L'ISI s'attaque aussi aux universitaires. Comme Khadim Hussain, surveillé de 2008 à 2010. À cette époque, il publie des articles indiquant le manque de motivation de l'armée dans la lutte contre les talibans. Quelques mois plus tard, deux agents de l'ISI se présentent à son centre de recherche.

«Ils se sont assis et sont restés toute la journée. Ce manège a duré des mois. Ils ne disaient rien, mais j'ai sympathisé avec eux. Un jour, l'un d'entre eux a amené un CD qui contenait les fichiers d'écoute de mes conversations téléphoniques», s'amuse le chercheur.

«Le Pakistan a connu plusieurs dictatures militaires et depuis, l'armée se mêle de politique intérieure, explique Ayesha Siddiqa. Elle se perçoit comme la gardienne de l'idéologie nationaliste et du pays, la seule institution à agir dans l'intérêt du Pakistan.»

L'ISI jouit d'une impunité totale. L'enquête sur le meurtre de Saleem Shahzad est d'ailleurs dans l'impasse.

Après avoir retrouvé le cadavre, la police a fait procéder à l'autopsie. Mais le rapport remis à la famille est une photocopie à peine lisible. Quelques heures plus tard, les policiers ont enterré Saleem Shahzad, détruisant tout indice.

Une deuxième autopsie a été réalisée à la demande de sa famille. «Saleem Shahzad a été battu à mort, a indiqué le légiste. Difficile de dire avec quelles armes. Le corps était en état de putréfaction avancée quand on l'a reçu.»
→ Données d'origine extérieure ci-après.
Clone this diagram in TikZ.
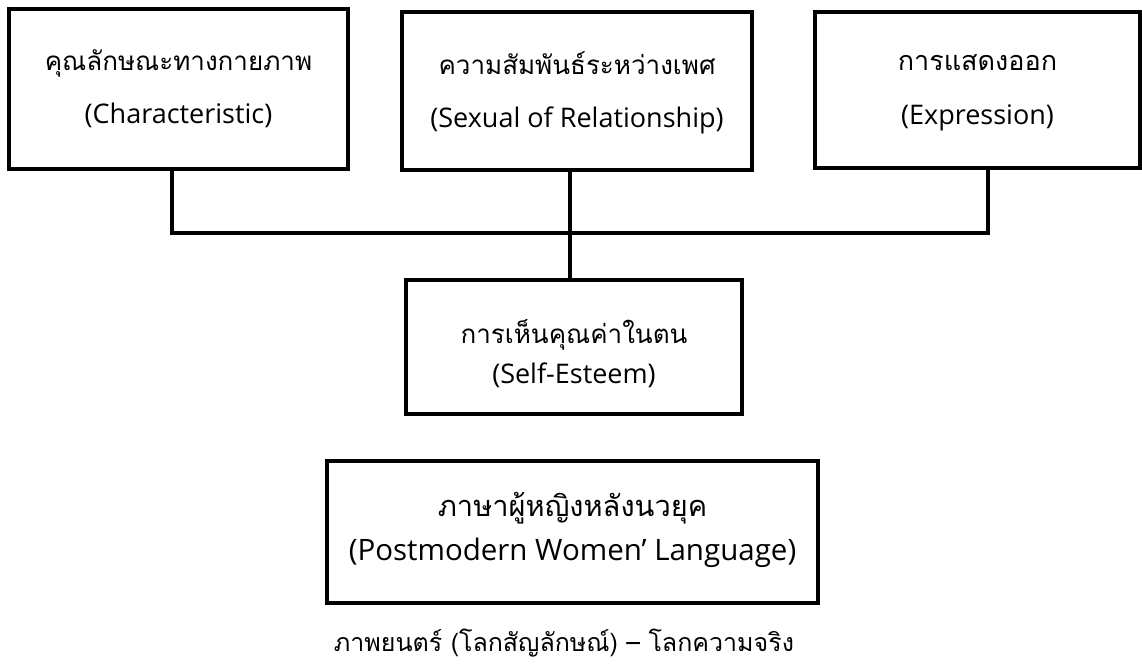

Si des agents de l'ISI étaient démasqués, ils ne risqueraient rien. Ce sont des militaires. Ils n'ont pas à comparaître devant un tribunal civil. Après la mort de Saleem Shahzad, l'armée n'a publié qu'un démenti de cinq lignes: «Les insinuations publiées dans la presse contre l'ISI sont sans fondement».